FIG. 11 shows two adjacent vane shroud plates 48A from an upstream viewpoint, with a compressible ceramic seal 93 between them. This seal may be a ceramic felt or a corrugated CMC spring seal as described in co-pending and co-assigned U.S. patent application Ser. No. 12/101,412 filed 11 Apr. 2008 (attorney docket 2008P01487US), or layers of CMC alternating with spacers to form a CMC leaf spring seal as described in co-pending and co-assigned U.S. patent application Ser. No. 12/366,822 filed 6 Feb. 2009 (attorney docket 2008P18496US01). Compressible ceramic seals are compatible with CMC circumferential frame walls in terms of thermal expansion coefficient. Metal blade seals are not suited for CMC because thin deep slots for the blade seals, while well tolerated in metal parts, cause stress concentrations that are not well tolerated in CMC. There may not be enough depth available for blade seals in the circumferential CMC wall structures of vane shroud plates.

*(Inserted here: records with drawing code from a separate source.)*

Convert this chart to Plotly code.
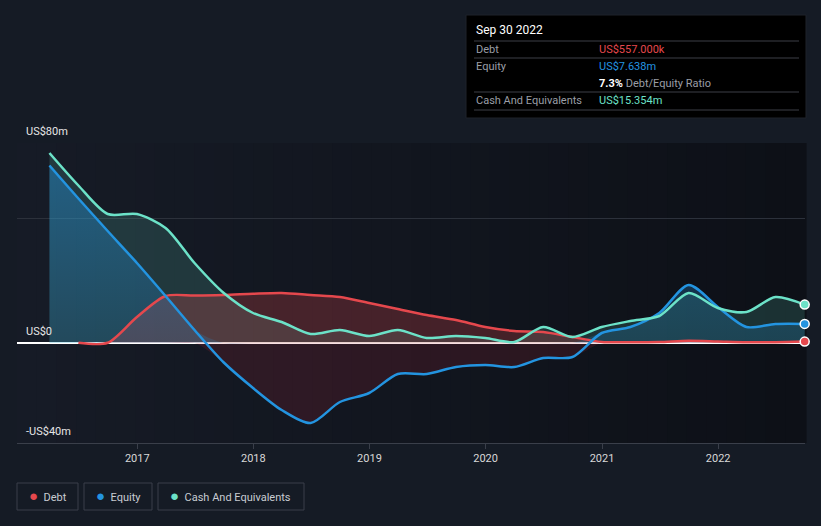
import plotly.graph_objects as go

dates = ["2016-03-31", "2016-06-30", "2016-09-30", "2016-12-31",
         "2017-03-31", "2017-06-30", "2017-09-30", "2017-12-31",
         "2018-03-31", "2018-06-30", "2018-09-30", "2018-12-31",
         "2019-03-31", "2019-06-30", "2019-09-30", "2019-12-31",
         "2020-03-31", "2020-06-30", "2020-09-30", "2020-12-31",
         "2021-03-31", "2021-06-30", "2021-09-30", "2021-12-31",
         "2022-03-31", "2022-06-30", "2022-09-30"]

cash = [76, 63, 51.6, 51.6, 46, 32, 20, 12, 8.4, 3.6, 5.2, 2.8, 5.2, 2.0, 2.8, 2.0,
        0.4, 6.4, 2.4, 6.4, 8.8, 10.8, 20.0, 14.0, 12.4, 18.4, 15.354]
equity = [71, 57.8, 44.8, 32, 18.8, 5.2, -7.8, -18, -26.8, -32, -23.6, -20, -12.4, -12.4, -9.6, -8.8,
          -9.6, -6, -5.6, 4, 6.4, 12, 23.2, 14.4, 6.4, 7.6, 7.638]
debt_dates = dates[1:]
debt = [0.1, 0.1, 10.4, 18.8, 19, 19.2, 19.7, 20, 19.2, 18.4, 16, 13.6, 11.2, 9.2, 6.4,
        4.8, 4.4, 2.4, 0.4, 0.3, 0.4, 0.9, 0.6, 0.3, 0.3, 0.557]

year_ticks = ["2017-01-01", "2018-01-01", "2019-01-01", "2020-01-01", "2021-01-01", "2022-01-01"]
year_labels = ["2017", "2018", "2019", "2020", "2021", "2022"]
y_labels = ["US$80m", "US$0", "-US$40m"]
y_label_vals = [80, 0, -40]

RED = "#e5484d"
BLUE = "#2394e0"
TEAL = "#6ce2c8"
BG = "#151b25"

W, H = 821, 526
L, R, T, B = 17, 805, 143, 443


def px(x):
    return (x - L) / (R - L)


def py(y):
    return (B - y) / (B - T)


fig = go.Figure()
SM = 0.8

# Cash area
fig.add_trace(go.Scatter(x=dates, y=cash, mode="none", fill="tozeroy",
                         fillcolor="rgba(108,226,200,0.16)", line=dict(shape="spline", smoothing=SM),
                         hoverinfo="skip", showlegend=False))
# Debt area
fig.add_trace(go.Scatter(x=debt_dates, y=debt, mode="none", fill="tozeroy",
                         fillcolor="rgba(229,72,77,0.25)", line=dict(shape="spline", smoothing=SM),
                         hoverinfo="skip", showlegend=False))
# Equity areas (positive blue, negative maroon)
eq_pos = [max(v, 0) for v in equity]
eq_neg = [min(v, 0) for v in equity]
fig.add_trace(go.Scatter(x=dates, y=eq_pos, mode="none", fill="tozeroy",
                         fillgradient=dict(type="vertical",
                                           colorscale=[[0, "rgba(35,148,224,0.18)"],
                                                       [1, "rgba(35,148,224,0.42)"]]),
                         line=dict(shape="spline", smoothing=SM), hoverinfo="skip", showlegend=False))
fig.add_trace(go.Scatter(x=dates, y=eq_neg, mode="none", fill="tozeroy",
                         fillcolor="rgba(200,40,60,0.15)", line=dict(shape="spline", smoothing=SM),
                         hoverinfo="skip", showlegend=False))

# Lines
fig.add_trace(go.Scatter(x=debt_dates, y=debt, mode="lines",
                         line=dict(color=RED, width=2.5, shape="spline", smoothing=SM),
                         name="Debt", showlegend=False))
fig.add_trace(go.Scatter(x=dates, y=equity, mode="lines",
                         line=dict(color=BLUE, width=2.5, shape="spline", smoothing=SM),
                         name="Equity", showlegend=False))
fig.add_trace(go.Scatter(x=dates, y=cash, mode="lines",
                         line=dict(color=TEAL, width=2.5, shape="spline", smoothing=SM),
                         name="Cash And Equivalents", showlegend=False))

# End markers
for xs, ys, c in [(debt_dates, debt, RED), (dates, equity, BLUE), (dates, cash, TEAL)]:
    fig.add_trace(go.Scatter(x=[xs[-1]], y=[ys[-1]], mode="markers",
                             marker=dict(color=c, size=9, line=dict(color="white", width=1.5)),
                             showlegend=False, hoverinfo="skip", cliponaxis=False))

shapes = []
# plot background gradient (left light -> right dark)
n = 40
c0 = (0x16, 0x1b, 0x26)
c1 = (0x0d, 0x10, 0x17)
for i in range(n):
    t = i / (n - 1)
    col = tuple(round(c0[k] + (c1[k] - c0[k]) * t) for k in range(3))
    shapes.append(dict(type="rect", xref="x domain", yref="y domain",
                       x0=i / n, x1=(i + 1) / n + 0.002, y0=0, y1=1,
                       fillcolor="rgb(%d,%d,%d)" % col, line=dict(width=0), layer="below"))

# Tooltip box
shapes.append(dict(type="rect", xref="paper", yref="paper",
                   x0=px(466), x1=px(806), y0=py(118), y1=py(15),
                   fillcolor="#000000", line=dict(color="#1e222a", width=1), layer="above"))
for yy in [41, 58, 92, 110]:
    shapes.append(dict(type="line", xref="paper", yref="paper",
                       x0=px(474), x1=px(799), y0=py(yy), y1=py(yy),
                       line=dict(color="#3c3f46", width=1), layer="above"))

annotations = []
FONT = "Roboto, Arial, sans-serif"


def ann(x, y, text, color, size=11, xanchor="left", **kw):
    annotations.append(dict(xref="paper", yref="paper", x=px(x), y=py(y), text=text,
                            showarrow=False, xanchor=xanchor, yanchor="middle",
                            font=dict(family=FONT, size=size, color=color), **kw))


ann(474, 30, "Sep 30 2022", "#ffffff", 12)
ann(474, 49, "Debt", "#9a9ea6")
ann(597, 49, "US$557.000k", RED)
ann(474, 66, "Equity", "#9a9ea6")
ann(597, 66, "US$7.638m", BLUE)
ann(597, 83, "<b>7.3%</b> <span style='color:#9a9ea6'>Debt/Equity Ratio</span>", "#ffffff")
ann(474, 100, "Cash And Equivalents", "#9a9ea6")
ann(597, 100, "US$15.354m", TEAL)

for lab, v in zip(y_labels, y_label_vals):
    ypix = B - (v + 40) / 120 * (B - T) - 12
    ann(24, ypix, lab, "#e6e6e6", 11)

# legend boxes
legend_items = [("Debt", RED, 17, 78), ("Equity", BLUE, 84, 152), ("Cash And Equivalents", TEAL, 158, 304)]
for name, c, x0, x1 in legend_items:
    shapes.append(dict(type="rect", xref="paper", yref="paper",
                       x0=px(x0), x1=px(x1), y0=py(510), y1=py(483),
                       fillcolor="rgba(0,0,0,0)", line=dict(color="#3a3f4b", width=1)))
    ann((x0 + x1) / 2, 496.5,
        "<span style='color:%s;font-size:15px'>●</span>&nbsp;&nbsp;%s" % (c, name), "#c8ccd2", 11,
        xanchor="center")

fig.update_layout(
    width=W, height=H,
    margin=dict(l=L, r=W - R, t=T, b=H - B, pad=0),
    paper_bgcolor=BG, plot_bgcolor=BG,
    showlegend=False,
    shapes=shapes, annotations=annotations,
    font=dict(family=FONT, color="#d8d8d8"),
    xaxis=dict(type="date", range=["2015-12-20", "2022-10-01"],
               tickvals=year_ticks, ticktext=year_labels,
               showgrid=False, zeroline=False, showline=True, linecolor="#3a3f4a", linewidth=1,
               ticks="outside", ticklen=5, tickcolor="#3a3f4a",
               tickfont=dict(family=FONT, size=11, color="#d8d8d8")),
    yaxis=dict(range=[-40, 80], tickvals=[50, 80], showticklabels=False,
               showgrid=True, gridcolor="#2c313b", gridwidth=1,
               zeroline=True, zerolinecolor="#ffffff", zerolinewidth=1.5,
               showline=False),
)

fig.write_html("out.html", config={"displayModeBar": False},
               post_script="document.body.style.margin='0';document.body.style.overflow='hidden';"
                           "document.body.style.background='%s';" % BG)
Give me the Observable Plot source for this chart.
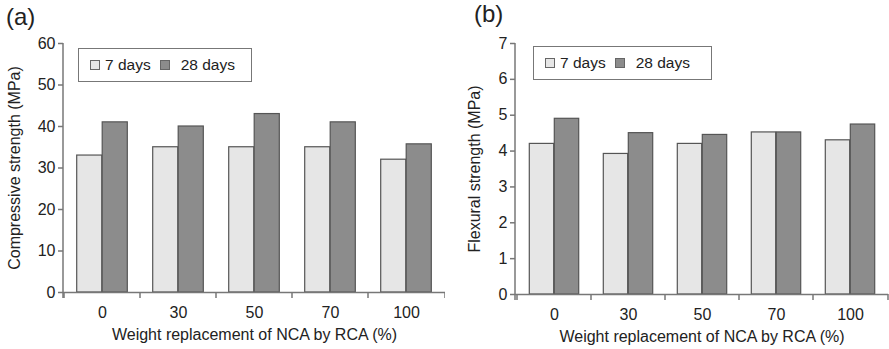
<!DOCTYPE html>
<html>
<head>
<meta charset="utf-8">
<script src="https://cdn.jsdelivr.net/npm/d3@7"></script>
<script src="https://cdn.jsdelivr.net/npm/@observablehq/plot@0.6"></script>
<style>
  html, body { margin: 0; padding: 0; background: #fff; }
  #wrap { position: relative; width: 889px; height: 349px; font-family: "Liberation Sans", Arial, sans-serif; color: #222; overflow: hidden; }
  .panel { position: absolute; top: 0; }
  .tag { position: absolute; font-size: 24px; color: #222; }
  .legend { position: absolute; border: 1.5px solid #777; background: #fff; box-sizing: border-box; display: flex; align-items: center; font-size: 15.5px; color: #222; }
  .sw { display: inline-block; width: 8px; height: 8px; border: 1px solid #666; margin-right: 5px; }
</style>
</head>
<body>
<div id="wrap"></div>
<script>
const categories = ["0", "30", "50", "70", "100"];
const seriesNames = ["7 days", "28 days"];
const compressive7 = [33, 35, 35, 35, 32];
const compressive28 = [41, 40, 43, 41, 35.7];
const flexural7 = [4.2, 3.92, 4.2, 4.52, 4.3];
const flexural28 = [4.9, 4.5, 4.45, 4.52, 4.74];
const yTicksA = [0, 10, 20, 30, 40, 50, 60];
const yTicksB = [0, 1, 2, 3, 4, 5, 6, 7];
const xTitle = "Weight replacement of NCA by RCA (%)";
const yTitleA = "Compressive strength (MPa)";
const yTitleB = "Flexural strength (MPa)";
const panelTags = ["(a)", "(b)"];

const lightFill = "#e6e6e6", darkFill = "#8c8c8c", barStroke = "#555", axisColor = "#777";

function panel({w, ml, mr, mt, mb, v7, v28, yTicks, yLabel, yLabelOffset, barW}) {
  const rows7 = categories.map((c, i) => ({cat: c, v: v7[i]}));
  const rows28 = categories.map((c, i) => ({cat: c, v: v28[i]}));
  const bw = (w - ml - mr) / categories.length;
  const axisDecor = (index, scales, values, dim) => {
    const g = d3.create("svg:g").attr("stroke", axisColor).attr("stroke-width", 1.5);
    const y0 = scales.y(0), yTop = scales.y(yTicks[yTicks.length - 1]);
    g.append("line").attr("x1", dim.marginLeft).attr("x2", dim.marginLeft).attr("y1", y0 + 6).attr("y2", yTop);
    const xs = categories.map(c => scales.x(c)).concat([dim.width - dim.marginRight]);
    for (const x of xs) g.append("line").attr("x1", x).attr("x2", x).attr("y1", y0).attr("y2", y0 + 6);
    return g.node();
  };
  return Plot.plot({
    width: w, height: 349,
    marginLeft: ml, marginRight: mr, marginTop: mt, marginBottom: mb,
    style: {fontFamily: "'Liberation Sans', Arial, sans-serif", fontSize: "16px", color: "#222", background: "transparent"},
    x: {domain: categories, padding: 0},
    y: {domain: [0, yTicks[yTicks.length - 1]]},
    marks: [
      Plot.barY(rows7, {x: "cat", y: "v", fill: lightFill, stroke: barStroke, strokeWidth: 1.2, insetLeft: bw / 2 - barW, insetRight: bw / 2}),
      Plot.barY(rows28, {x: "cat", y: "v", fill: darkFill, stroke: barStroke, strokeWidth: 1.2, insetLeft: bw / 2, insetRight: bw / 2 - barW}),
      Plot.ruleY([0], {stroke: axisColor, strokeWidth: 1.5}),
      axisDecor,
      Plot.axisY({ticks: yTicks, tickFormat: d3.format("d"), tickSize: 5, tickPadding: 3, stroke: axisColor, strokeWidth: 1.5, fill: "#222",
        label: yLabel, labelAnchor: "center", labelArrow: "none", labelOffset: yLabelOffset}),
      Plot.axisX({tickSize: 0, tickPadding: 14, fill: "#222",
        label: xTitle, labelAnchor: "center", labelArrow: "none", labelOffset: 47})
    ]
  });
}

const wrap = document.getElementById("wrap");

const pa = panel({w: 445, ml: 63, mr: 0, mt: 43, mb: 57, v7: compressive7, v28: compressive28, yTicks: yTicksA, yLabel: yTitleA, yLabelOffset: 55, barW: 25.5});
const da = document.createElement("div"); da.className = "panel"; da.style.left = "0px"; da.appendChild(pa); wrap.appendChild(da);

const pb = panel({w: 444, ml: 70, mr: 1, mt: 43, mb: 55, v7: flexural7, v28: flexural28, yTicks: yTicksB, yLabel: yTitleB, yLabelOffset: 47, barW: 25});
const db = document.createElement("div"); db.className = "panel"; db.style.left = "445px"; db.appendChild(pb); wrap.appendChild(db);

function tag(text, x, y) {
  const t = document.createElement("div"); t.className = "tag"; t.textContent = text;
  t.style.left = x + "px"; t.style.top = y + "px"; wrap.appendChild(t);
}
tag(panelTags[0], 6, 3);
tag(panelTags[1], 474, 0);

function legend(x, y, w, h) {
  const L = document.createElement("div"); L.className = "legend";
  Object.assign(L.style, {left: x + "px", top: y + "px", width: w + "px", height: h + "px", paddingLeft: "11px"});
  const fills = [lightFill, darkFill];
  seriesNames.forEach((name, i) => {
    const s = document.createElement("span"); s.className = "sw"; s.style.background = fills[i];
    if (i > 0) s.style.marginLeft = "9px";
    if (i > 0) s.style.marginRight = "11px";
    const t = document.createElement("span"); t.textContent = name;
    L.appendChild(s); L.appendChild(t);
  });
  wrap.appendChild(L);
}
legend(78, 48, 174, 34);
legend(533, 46, 179, 34);
</script>
</body>
</html>
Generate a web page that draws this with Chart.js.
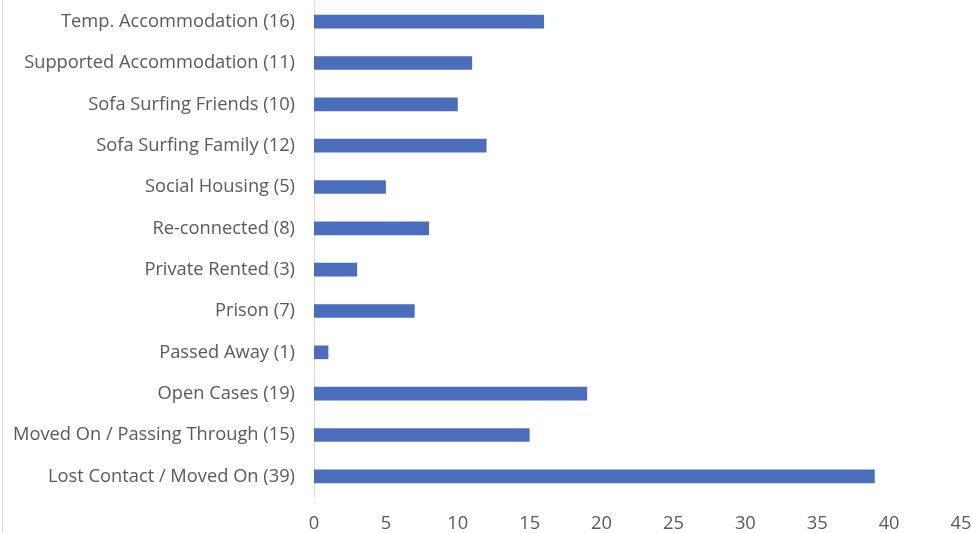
<!DOCTYPE html>
<html>
<head>
<meta charset="utf-8">
<script src="https://cdn.jsdelivr.net/npm/chart.js@4/dist/chart.umd.min.js"></script>
<style>
html,body{margin:0;padding:0;background:#fff;}
#wrap{position:absolute;left:0;top:0;width:973px;height:533px;}
#frame{position:absolute;left:2px;top:0;width:1px;height:533px;background:#d9d9d9;}
</style>
</head>
<body>
<div id="wrap"><canvas id="c" width="973" height="533"></canvas></div>
<div id="frame"></div>
<script>
const categories = [
  "Temp. Accommodation (16)",
  "Supported Accommodation (11)",
  "Sofa Surfing Friends (10)",
  "Sofa Surfing Family (12)",
  "Social Housing (5)",
  "Re-connected (8)",
  "Private Rented (3)",
  "Prison (7)",
  "Passed Away (1)",
  "Open Cases (19)",
  "Moved On / Passing Through (15)",
  "Lost Contact / Moved On (39)"
];
const values = [16, 11, 10, 12, 5, 8, 3, 7, 1, 19, 15, 39];
const xTicks = [0, 5, 10, 15, 20, 25, 30, 35, 40, 45];

const font = {family: "'Open Sans', 'Liberation Sans', sans-serif", size: 18.3};
new Chart(document.getElementById('c'), {
  type: 'bar',
  data: {
    labels: categories,
    datasets: [{
      data: values,
      backgroundColor: '#4a6ebc',
      barPercentage: 0.33,
      categoryPercentage: 1.0
    }]
  },
  options: {
    indexAxis: 'y',
    responsive: false,
    animation: false,
    layout: {padding: {top: 1, right: 3, bottom: 0, left: 0}},
    plugins: {legend: {display: false}, tooltip: {enabled: false}},
    scales: {
      x: {
        min: xTicks[0], max: xTicks[xTicks.length - 1],
        afterBuildTicks: s => { s.ticks = xTicks.map(v => ({value: v})); },
        grid: {display: false, drawTicks: false},
        border: {display: false},
        ticks: {color: '#595959', font: font, padding: 16, maxRotation: 0},
        afterFit: s => { s.height = 36; s.paddingLeft = 0; s.paddingRight = 12; }
      },
      y: {
        grid: {display: false, drawTicks: false},
        border: {display: true, color: '#d9d9d9', width: 1},
        ticks: {color: '#595959', font: font, padding: 19},
        afterFit: s => { s.width = 314; s.paddingTop = 0; s.paddingBottom = 0; }
      }
    }
  }
});
</script>
</body>
</html>
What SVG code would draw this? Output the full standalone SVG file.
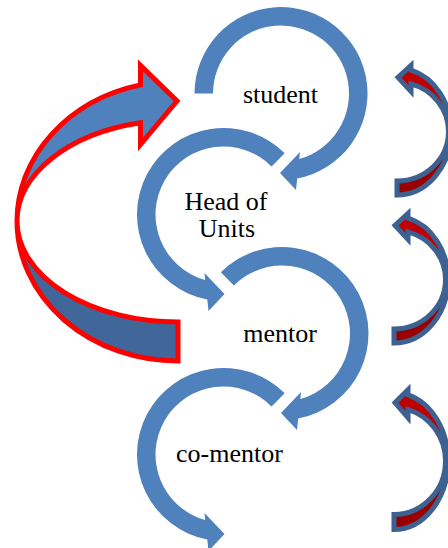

All embodiments described herein provide a CMC frame extending radially outward from the shroud plate, the CMC frame comprising an upstream wall 75A-75D along the upstream side of the shroud plate, a downstream wall 76A-76D along the downstream side of the shroud plate, and a cross-bracing wall structure, either 77A and 78A, 77B and 78B, 77D and 78D, or 80 and 88, that spans between the upstream and downstream walls.
While various embodiments of the present invention have been shown and described herein, it will be obvious that such embodiments are provided by way of example only. Numerous variations, changes and substitutions may be made without departing from the invention herein. Accordingly, it is intended that the invention be limited only by the spirit and scope of the appended claims.